The Christian leader added: “There’s a siege on Christians. Kerry, his actions speak volumes, his actions, body language were very divisive.
“If the U.S. secretary of state is coming for an official visit, it’s understandable, but we demand an explanation of why he was selective. Has the sultan’s palace become another State House [the president’s residence]? Was Kerry invited by the sultan?”
Analysts say the statement reflects a longstanding rivalry between Christians and their Muslim counterparts, even though representatives of both sit as equal partners on a government-inspired interfaith council.
When the two are not arguing over whether or not the country is a secular country, they disagree over which religion has a higher population of Nigeria’s estimated 180 million people or which gets unfair advantages.

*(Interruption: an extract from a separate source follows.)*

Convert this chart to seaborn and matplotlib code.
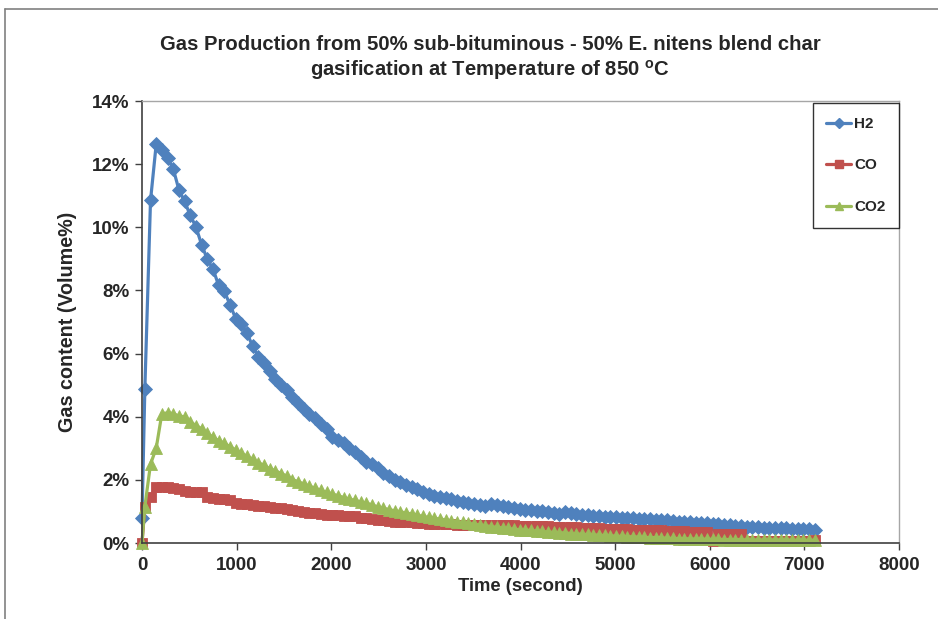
import numpy as np
import pandas as pd
import matplotlib
matplotlib.use("Agg")
import matplotlib.pyplot as plt
from matplotlib.ticker import FuncFormatter, MultipleLocator
from matplotlib.lines import Line2D
import seaborn as sns

# Sampling times (s): first reading, one at 30 s, then every 60 s from 90 s
time_s = [0, 30] + list(range(90, 7111, 60))

# Gas content in volume %
h2 = [0.8, 4.87,
      10.85, 12.63, 12.46, 12.2, 11.85, 11.19, 10.82, 10.38, 10.01, 9.45,
      8.99, 8.68, 8.16, 7.97, 7.55, 7.11, 6.93, 6.64, 6.23, 5.9,
      5.71, 5.45, 5.21, 5.0, 4.84, 4.61, 4.44, 4.24, 4.08, 3.95,
      3.77, 3.6, 3.36, 3.26, 3.17, 3.0, 2.89, 2.71, 2.57, 2.5,
      2.36, 2.22, 2.12, 2.0, 1.92, 1.84, 1.76, 1.7, 1.62, 1.56,
      1.5, 1.46, 1.41, 1.38, 1.34, 1.3, 1.26, 1.22, 1.2, 1.17,
      1.24, 1.2, 1.16, 1.14, 1.1, 1.08, 1.06, 1.04, 1.02, 1.0,
      0.97, 0.95, 0.93, 0.98, 0.96, 0.93, 0.9, 0.89, 0.87, 0.85,
      0.83, 0.82, 0.81, 0.8, 0.79, 0.78, 0.77, 0.76, 0.75, 0.74,
      0.73, 0.72, 0.7, 0.68, 0.67, 0.65, 0.64, 0.63, 0.62, 0.61,
      0.6, 0.58, 0.57, 0.55, 0.54, 0.52, 0.51, 0.5, 0.49, 0.48,
      0.47, 0.46, 0.46, 0.45, 0.44, 0.43, 0.43, 0.42]

co = [0.0, 1.15,
      1.47, 1.78, 1.78, 1.76, 1.73, 1.7, 1.65, 1.62, 1.62, 1.62,
      1.45, 1.42, 1.4, 1.38, 1.36, 1.27, 1.25, 1.24, 1.2, 1.18,
      1.16, 1.13, 1.1, 1.1, 1.07, 1.04, 1.0, 0.98, 0.96, 0.94,
      0.92, 0.9, 0.89, 0.88, 0.87, 0.86, 0.84, 0.8, 0.78, 0.76,
      0.74, 0.72, 0.7, 0.68, 0.67, 0.66, 0.65, 0.64, 0.62, 0.61,
      0.6, 0.6, 0.59, 0.59, 0.58, 0.58, 0.58, 0.57, 0.57, 0.57,
      0.57, 0.56, 0.56, 0.56, 0.56, 0.55, 0.55, 0.54, 0.54, 0.53,
      0.53, 0.52, 0.52, 0.51, 0.51, 0.5, 0.49, 0.48, 0.47, 0.46,
      0.45, 0.44, 0.44, 0.43, 0.43, 0.42, 0.42, 0.41, 0.41, 0.4,
      0.4, 0.39, 0.38, 0.37, 0.37, 0.36, 0.36, 0.35, 0.35, 0.05,
      0.3, 0.3, 0.3, 0.3, 0.3, 0.05, 0.05, 0.05, 0.05, 0.05,
      0.05, 0.05, 0.05, 0.05, 0.05, 0.05, 0.05, 0.1]

co2 = [0.0, 1.15,
       2.5, 3.0, 4.1, 4.12, 4.1, 4.02, 4.0, 3.84, 3.72, 3.62,
       3.47, 3.35, 3.24, 3.16, 3.05, 2.95, 2.84, 2.75, 2.65, 2.54,
       2.46, 2.35, 2.29, 2.2, 2.12, 2.01, 1.94, 1.87, 1.8, 1.73,
       1.67, 1.6, 1.55, 1.5, 1.44, 1.39, 1.35, 1.3, 1.26, 1.21,
       1.14, 1.1, 1.06, 1.02, 0.99, 0.95, 0.92, 0.88, 0.84, 0.81,
       0.78, 0.76, 0.73, 0.71, 0.68, 0.65, 0.62, 0.6, 0.57, 0.55,
       0.52, 0.5, 0.48, 0.46, 0.44, 0.42, 0.41, 0.4, 0.38, 0.37,
       0.35, 0.34, 0.33, 0.32, 0.3, 0.29, 0.28, 0.27, 0.26, 0.25,
       0.24, 0.23, 0.22, 0.21, 0.2, 0.2, 0.19, 0.18, 0.17, 0.17,
       0.16, 0.15, 0.15, 0.14, 0.14, 0.13, 0.13, 0.13, 0.12, 0.12,
       0.12, 0.11, 0.11, 0.11, 0.11, 0.1, 0.1, 0.1, 0.1, 0.1,
       0.1, 0.1, 0.1, 0.09, 0.09, 0.09, 0.09, 0.09]

gases = ["H2", "CO", "CO2"]
colors = {"H2": "#4F81BD", "CO": "#C0504D", "CO2": "#9BBB59"}
markers = {"H2": "D", "CO": "s", "CO2": "^"}
msizes = {"H2": 7, "CO": 7, "CO2": 8}

df = pd.concat([
    pd.DataFrame({"time": time_s, "content": vals, "gas": g})
    for g, vals in zip(gases, [h2, co, co2])
], ignore_index=True)

sns.set_theme(style="white")
plt.rcParams["font.family"] = ["Liberation Sans", "DejaVu Sans"]
plt.rcParams["mathtext.fontset"] = "custom"
plt.rcParams["mathtext.rm"] = "Liberation Sans"
plt.rcParams["mathtext.bf"] = "Liberation Sans:bold"

fig = plt.figure(figsize=(9.38, 6.19), dpi=100)
ax = fig.add_axes([142 / 938, 1 - 543 / 619, (899 - 142) / 938, (543 - 101) / 619])

for g in gases:
    sns.lineplot(data=df[df["gas"] == g], x="time", y="content", ax=ax,
                 color=colors[g], marker=markers[g], markersize=msizes[g],
                 markeredgecolor=colors[g], markeredgewidth=0.6,
                 linewidth=2.3, legend=False, errorbar=None)
for line in ax.get_lines():
    line.set_clip_on(False)

ax.set_xlim(0, 8000)
ax.set_ylim(0, 14)
ax.xaxis.set_major_locator(MultipleLocator(1000))
ax.yaxis.set_major_locator(MultipleLocator(2))
ax.yaxis.set_major_formatter(FuncFormatter(lambda v, p: f"{v:.0f}%"))
ax.tick_params(axis="both", direction="out", length=5, width=1, color="#404040",
               labelsize=13.5, bottom=True, left=True)
ax.tick_params(axis="x", pad=5)
ax.tick_params(axis="y", pad=4)
for lab in ax.get_xticklabels() + ax.get_yticklabels():
    lab.set_fontweight("bold")

for side in ["left", "bottom"]:
    ax.spines[side].set_color("#404040")
    ax.spines[side].set_linewidth(1.2)
for side in ["top", "right"]:
    ax.spines[side].set_color("#A6A6A6")
    ax.spines[side].set_linewidth(1.0)

ax.set_xlabel("Time (second)", fontsize=13.3, fontweight="bold", labelpad=3)
ax.set_ylabel("Gas content (Volume%)", fontsize=14.2, fontweight="bold", labelpad=11)

fig.text(490 / 938, 1 - 45 / 619,
         "Gas Production from 50% sub-bituminous - 50% E. nitens blend char",
         ha="center", va="center", fontsize=14.6, fontweight="bold")
fig.text(490 / 938, 1 - 70 / 619,
         r"gasification at Temperature of 850 $^{\mathbf{o}}$C",
         ha="center", va="center", fontsize=14.6, fontweight="bold")

handles = [Line2D([0], [0], color=colors[g], marker=markers[g],
                  markersize=msizes[g] * 0.8, markeredgecolor=colors[g],
                  linewidth=2.3) for g in gases]
leg = ax.legend(handles, gases, loc="upper right", bbox_to_anchor=(1.0, 0.995),
                frameon=True, fancybox=False, edgecolor="black",
                prop={"weight": "bold", "size": 11}, handlelength=1.6,
                handletextpad=0.2, labelspacing=1.8, borderpad=0.9,
                borderaxespad=0.0)
leg.get_frame().set_linewidth(1.0)
leg.set_zorder(5)

# chart-area border
fig.add_artist(Line2D([5 / 938, 5 / 938], [0, 1 - 9 / 619], transform=fig.transFigure,
                      color="#808080", linewidth=1.2))
fig.add_artist(Line2D([5 / 938, 1], [1 - 9 / 619, 1 - 9 / 619], transform=fig.transFigure,
                      color="#808080", linewidth=1.2))

fig.savefig("out.png", dpi=100)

There is no official national census figure for the number of Christians and Muslims in Nigeria. However, the 2016 CIA Factbook puts the population of Muslims at 50% and Christians at 40% while the remaining 10% are credited with indigenous beliefs. Christians have repeatedly rejected this figure.

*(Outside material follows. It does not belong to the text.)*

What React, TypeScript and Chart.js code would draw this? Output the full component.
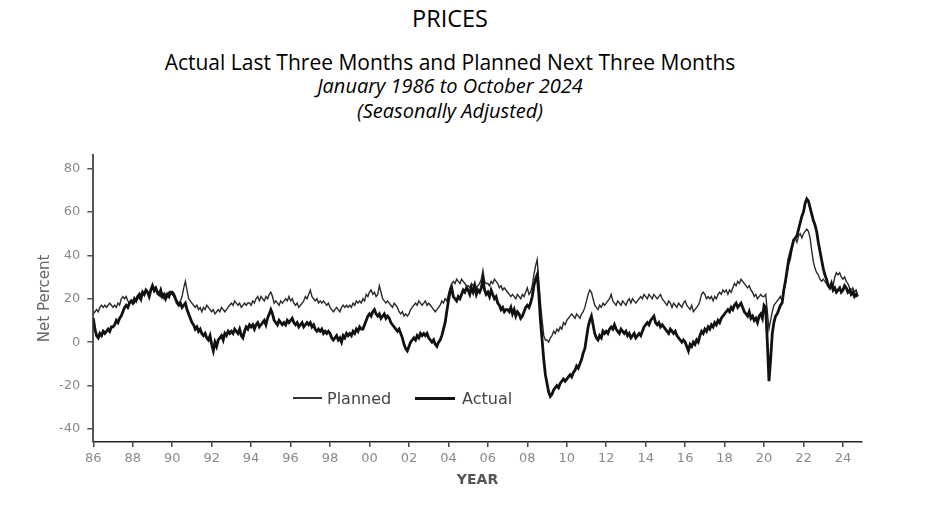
import React, { useEffect, useRef } from "react";
import { Chart, registerables } from "chart.js";

Chart.register(...registerables);

// Monthly values, January 1986 to October 2024 (net percent, seasonally adjusted)
const startYear = 1986;

const planned: number[] = [
  13, 14, 15, 14, 16, 17, 16, 17, 16, 17, 18, 17, // 1986
  16, 17, 16, 18, 17, 20, 21, 20, 21, 19, 18, 19, // 1987
  19, 18, 20, 21, 20, 22, 23, 22, 24, 23, 22, 24, // 1988
  25, 23, 24, 22, 23, 21, 22, 20, 22, 21, 23, 22, // 1989
  22, 21, 20, 19, 18, 19, 21, 25, 28, 24, 20, 19, // 1990
  18, 17, 16, 17, 15, 16, 14, 16, 15, 17, 16, 15, // 1991
  14, 15, 13, 14, 15, 14, 16, 15, 14, 15, 16, 17, // 1992
  18, 17, 19, 18, 17, 18, 16, 17, 18, 17, 18, 18, // 1993
  17, 19, 18, 20, 21, 19, 21, 20, 19, 21, 20, 22, // 1994
  23, 21, 18, 19, 18, 17, 19, 18, 19, 20, 19, 21, // 1995
  19, 20, 18, 17, 18, 16, 17, 18, 19, 21, 20, 22, // 1996
  24, 21, 20, 19, 20, 18, 19, 18, 19, 18, 17, 18, // 1997
  16, 15, 14, 15, 16, 15, 14, 16, 17, 16, 17, 16, // 1998
  17, 16, 18, 17, 19, 18, 19, 18, 20, 19, 22, 21, // 1999
  23, 24, 22, 23, 21, 22, 26, 23, 20, 19, 18, 19, // 2000
  18, 17, 16, 18, 17, 16, 14, 13, 14, 12, 13, 12, // 2001
  13, 15, 16, 17, 18, 17, 19, 18, 17, 18, 19, 17, // 2002
  18, 17, 16, 15, 14, 15, 16, 17, 19, 18, 20, 19, // 2003
  22, 25, 27, 28, 27, 29, 28, 27, 29, 28, 27, 26, // 2004
  26, 25, 27, 26, 27, 25, 26, 27, 29, 33, 28, 27, // 2005
  27, 26, 28, 27, 29, 28, 27, 25, 26, 24, 25, 24, // 2006
  23, 22, 21, 22, 21, 20, 22, 21, 20, 22, 21, 23, // 2007
  25, 22, 23, 26, 31, 35, 38, 28, 18, 10, 3, 1, // 2008
  1, 0, 2, 3, 5, 4, 6, 5, 7, 6, 9, 8, // 2009
  10, 11, 12, 13, 12, 11, 13, 12, 11, 13, 14, 16, // 2010
  19, 22, 24, 23, 20, 17, 16, 15, 17, 16, 18, 17, // 2011
  18, 19, 20, 22, 19, 18, 17, 19, 18, 17, 19, 18, // 2012
  17, 19, 20, 18, 20, 19, 18, 19, 20, 21, 20, 22, // 2013
  21, 20, 22, 21, 20, 22, 21, 20, 21, 22, 20, 19, // 2014
  18, 17, 19, 18, 16, 18, 17, 16, 18, 17, 16, 18, // 2015
  19, 17, 16, 15, 17, 14, 15, 16, 17, 19, 22, 23, // 2016
  22, 20, 21, 20, 21, 19, 21, 20, 22, 23, 22, 24, // 2017
  23, 24, 22, 24, 23, 25, 27, 26, 28, 27, 29, 28, // 2018
  27, 26, 25, 26, 24, 23, 21, 22, 20, 21, 22, 21, // 2019
  21, 22, 14, 6, 10, 14, 17, 18, 19, 20, 21, 19, // 2020
  24, 27, 32, 36, 38, 43, 47, 48, 46, 49, 50, 48, // 2021
  50, 51, 52, 51, 48, 42, 37, 34, 32, 31, 29, 28, // 2022
  29, 28, 27, 26, 25, 27, 26, 30, 32, 31, 32, 30, // 2023
  29, 30, 28, 27, 25, 24, 25, 23, 24, 22, // 2024
];

const actual: number[] = [
  11, 6, 3, 2, 4, 3, 5, 4, 5, 6, 5, 7, // 1986
  7, 8, 10, 9, 11, 12, 14, 16, 17, 16, 18, 19, // 1987
  18, 20, 19, 21, 22, 20, 23, 22, 24, 23, 21, 24, // 1988
  26, 24, 25, 23, 22, 24, 21, 22, 20, 22, 21, 23, // 1989
  23, 22, 20, 18, 17, 18, 16, 17, 18, 15, 13, 11, // 1990
  9, 8, 6, 7, 5, 6, 4, 3, 4, 2, 1, 3, // 1991
  -1, -4, 0, -2, 1, 2, 3, 1, 4, 3, 5, 4, // 1992
  5, 4, 6, 5, 4, 6, 3, 2, 5, 7, 6, 8, // 1993
  7, 8, 6, 8, 9, 7, 8, 9, 10, 8, 11, 13, // 1994
  15, 13, 10, 9, 8, 10, 9, 8, 9, 8, 10, 9, // 1995
  10, 11, 9, 8, 9, 7, 8, 9, 7, 8, 9, 8, // 1996
  9, 7, 8, 6, 5, 6, 5, 6, 4, 5, 4, 5, // 1997
  4, 2, 1, 2, 3, 1, 2, 0, 3, 2, 4, 3, // 1998
  4, 3, 5, 4, 6, 5, 7, 6, 6, 8, 10, 12, // 1999
  13, 12, 14, 15, 13, 12, 13, 11, 12, 13, 11, 12, // 2000
  11, 9, 8, 7, 6, 5, 6, 4, 2, -1, -3, -4, // 2001
  -2, 0, 1, 2, 1, 3, 2, 4, 3, 4, 3, 4, // 2002
  2, 1, 0, 1, -1, -2, 0, 1, 3, 6, 9, 14, // 2003
  19, 23, 25, 21, 20, 19, 21, 20, 22, 24, 23, 25, // 2004
  24, 22, 25, 23, 26, 22, 24, 23, 25, 29, 24, 22, // 2005
  23, 21, 24, 22, 20, 21, 18, 17, 15, 16, 14, 15, // 2006
  15, 14, 16, 13, 15, 12, 14, 13, 11, 12, 14, 16, // 2007
  17, 16, 18, 21, 26, 29, 31, 22, 10, 1, -8, -15, // 2008
  -19, -23, -25, -24, -22, -21, -20, -21, -19, -18, -17, -18, // 2009
  -17, -16, -15, -16, -14, -13, -11, -12, -10, -8, -5, -3, // 2010
  2, 7, 10, 12, 8, 4, 2, 1, 3, 2, 5, 4, // 2011
  5, 4, 6, 7, 6, 8, 6, 5, 4, 6, 5, 4, // 2012
  5, 3, 4, 2, 3, 4, 2, 3, 4, 3, 5, 7, // 2013
  8, 9, 8, 10, 11, 12, 9, 8, 9, 7, 8, 7, // 2014
  6, 5, 4, 6, 5, 4, 5, 3, 2, 1, 0, 1, // 2015
  0, -2, -4, -1, -2, 0, -1, 1, 0, 3, 5, 4, // 2016
  6, 5, 7, 6, 8, 7, 9, 8, 10, 9, 11, 12, // 2017
  13, 14, 15, 14, 16, 15, 17, 18, 16, 17, 18, 16, // 2018
  14, 13, 12, 14, 11, 12, 10, 11, 9, 12, 13, 11, // 2019
  17, 16, 0, -18, -8, 4, 9, 12, 13, 15, 17, 18, // 2020
  24, 28, 33, 38, 41, 44, 47, 48, 49, 52, 55, 58, // 2021
  60, 64, 66, 65, 62, 59, 56, 54, 51, 46, 42, 38, // 2022
  34, 31, 29, 26, 25, 27, 24, 25, 23, 24, 25, 23, // 2023
  24, 26, 25, 23, 24, 22, 23, 21, 22, 21, // 2024
];

const xTicks = [1986, 1988, 1990, 1992, 1994, 1996, 1998, 2000, 2002, 2004, 2006, 2008, 2010, 2012, 2014, 2016, 2018, 2020, 2022, 2024];
const xTickLabels = ["86", "88", "90", "92", "94", "96", "98", "00", "02", "04", "06", "08", "10", "12", "14", "16", "18", "20", "22", "24"];
const yTicks = [-40, -20, 0, 20, 40, 60, 80];

const seriesNames = ["Planned", "Actual"];

const toPoints = (vals: number[]) => vals.map((v, i) => ({ x: startYear + i / 12, y: v }));

const SANS = "'DejaVu Sans', 'Liberation Sans', sans-serif";
const TITLE = "'Open Sans', 'Noto Sans', sans-serif";

export default function App() {
  const canvasRef = useRef<HTMLCanvasElement | null>(null);

  useEffect(() => {
    if (!canvasRef.current) return;
    const chart = new Chart(canvasRef.current, {
      type: "line",
      data: {
        datasets: [
          {
            label: seriesNames[1],
            data: toPoints(actual),
            borderColor: "#111111",
            borderWidth: 2.8,
            pointRadius: 0,
            tension: 0,
            fill: false,
          },
          {
            label: seriesNames[0],
            data: toPoints(planned),
            borderColor: "#2a2a2a",
            borderWidth: 1.4,
            pointRadius: 0,
            tension: 0,
            fill: false,
          },
        ],
      },
      options: {
        animation: false,
        responsive: true,
        maintainAspectRatio: false,
        layout: { padding: { top: 10, right: 16.3, left: 0, bottom: 0 } },
        plugins: {
          legend: { display: false },
          tooltip: { enabled: false },
          title: { display: false },
        },
        scales: {
          x: {
            type: "linear",
            min: 1986,
            max: 2024.95,
            afterFit: (s: any) => {
              s.height = 53;
            },
            afterBuildTicks: (s: any) => {
              s.ticks = xTicks.map((v) => ({ value: v }));
            },
            grid: {
              drawOnChartArea: false,
              drawTicks: true,
              tickLength: 5,
              color: "#444",
              lineWidth: 1.5,
            },
            border: { display: true, color: "#222", width: 1.6 },
            ticks: {
              autoSkip: false,
              maxRotation: 0,
              padding: 4,
              color: "#8a8a8a",
              font: { family: SANS, size: 13 },
              callback: (v: any) => {
                const i = xTicks.indexOf(Number(v));
                return i >= 0 ? xTickLabels[i] : "";
              },
            },
            title: {
              display: true,
              text: "YEAR",
              color: "#555",
              font: { family: SANS, size: 14, weight: "bold" },
              padding: { top: 0, bottom: 6 },
            },
          },
          y: {
            type: "linear",
            min: -46,
            max: 86.3,
            afterFit: (s: any) => {
              s.width = 65.3;
            },
            afterBuildTicks: (s: any) => {
              s.ticks = yTicks.map((v) => ({ value: v }));
            },
            grid: {
              drawOnChartArea: false,
              drawTicks: true,
              tickLength: 6,
              color: "#555",
              lineWidth: 1.5,
            },
            border: { display: true, color: "#555", width: 2 },
            ticks: {
              padding: 7,
              color: "#8a8a8a",
              font: { family: SANS, size: 13 },
            },
            title: {
              display: true,
              text: "Net Percent",
              color: "#666",
              font: { family: SANS, size: 15 },
              padding: { top: 8, bottom: 0 },
            },
          },
        },
      },
    });
    return () => chart.destroy();
  }, []);

  const centerText = (top: number, size: number, italic: boolean, text: string) => (
    <div
      style={{
        position: "absolute",
        left: 0,
        width: 884,
        top,
        lineHeight: "24px",
        fontSize: size,
        fontFamily: TITLE,
        fontStyle: italic ? "italic" : "normal",
        textAlign: "center",
        color: "#000",
        whiteSpace: "nowrap",
      }}
    >
      {text}
    </div>
  );

  return (
    <div style={{ position: "relative", width: 920, height: 490 }}>
      {centerText(-1.8, 23.5, false, "PRICES")}
      {centerText(42.2, 21, false, "Actual Last Three Months and Planned Next Three Months")}
      {centerText(66.2, 20, true, "January 1986 to October 2024")}
      {centerText(91.2, 20, true, "(Seasonally Adjusted)")}

      <div style={{ position: "absolute", left: 20, top: 132, width: 850, height: 355 }}>
        <canvas ref={canvasRef} />
      </div>

      {/* legend */}
      <div style={{ position: "absolute", left: 285, top: 389.3, width: 29, height: 1.4, background: "#333" }} />
      <div
        style={{
          position: "absolute",
          left: 319,
          top: 380.5,
          lineHeight: "19px",
          fontSize: 16,
          fontFamily: SANS,
          color: "#444",
          whiteSpace: "nowrap",
        }}
      >
        {seriesNames[0]}
      </div>
      <div style={{ position: "absolute", left: 407, top: 388.5, width: 40, height: 3, background: "#111" }} />
      <div
        style={{
          position: "absolute",
          left: 454,
          top: 380.5,
          lineHeight: "19px",
          fontSize: 16,
          fontFamily: SANS,
          color: "#444",
          whiteSpace: "nowrap",
        }}
      >
        {seriesNames[1]}
      </div>

      <div style={{ position: "absolute", left: 20, top: 492, width: 845, height: 1, background: "#111" }} />
    </div>
  );
}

Washington has not responded to the complaints of the Christian chief. But Kerry’s visit and the Christian group’s response have pointed up the religious divisions in the country, even though a few public commentators have rejected the position of the Christian leader.
“It’s all hogwash and stupid, as far as I’m concerned,” Olakunle Abimbola, a national newspaper columnist, told Anadolu Agency.
“I think CAN, after losing credibility during the [President Goodluck] Jonathan era, is just getting hysterical over nothing. … CAN right now has near-zero credibility. But aside from that, personally, I don’t think there is anything to it,” he added.
Neither the sultan nor the Nigerian Supreme Council for Islamic Affairs that he chairs has addressed the comments. However, a few Islamic groups have said CAN’s comments were “outrageous” and meant to blackmail Muslims.
Disu Kamor, the executive chair of the Muslim Public Affairs Center (MPAC), said claims that the U.S. favors Muslims fall flat in the face of “the undue favors and colossal support” the Christian community have received, and are still receiving, from Western-backed missions abroad. He urged CAN’s new leadership to drop the mindset that saw a few major Christian denominations, including Catholics, pull out of the body some years back.
“The new president of CAN, the Reverend Supo Ayokunle, instead of acting like a garrison commander and stoking unbridled emotions and mass paranoia for personal narrow gain, should focus energy and time on creating a new vision and direction for the organization to become relevant and start making important contributions to the progress, security and prosperity of our nation,” said Kamor.
“Secretary Kerry’s visit to His Royal Highness, the sultan of Sokoto, was a landmark event and an important recognition of sultan’s exemplary leadership and achievements in promoting peaceful coexistence and helping to build a vision of healing, peace, and progress for the nation,” he added.
But for Onye Nkuzi, a top public affairs commentator, the CAN chief was not wrong.
“Kerry’s visit sent a message to Northern Christians: We will treat you like we treated the Iraqi and Syrian Christians: pretend you don’t exist,” Nkuzi said on Twitter, instantly attracting hundreds of retweets.
“Can the U.S. secretary of state visit India and only meet Hindu leaders, totally ignoring Muslim, Christian, and Sikh leaders?” he added.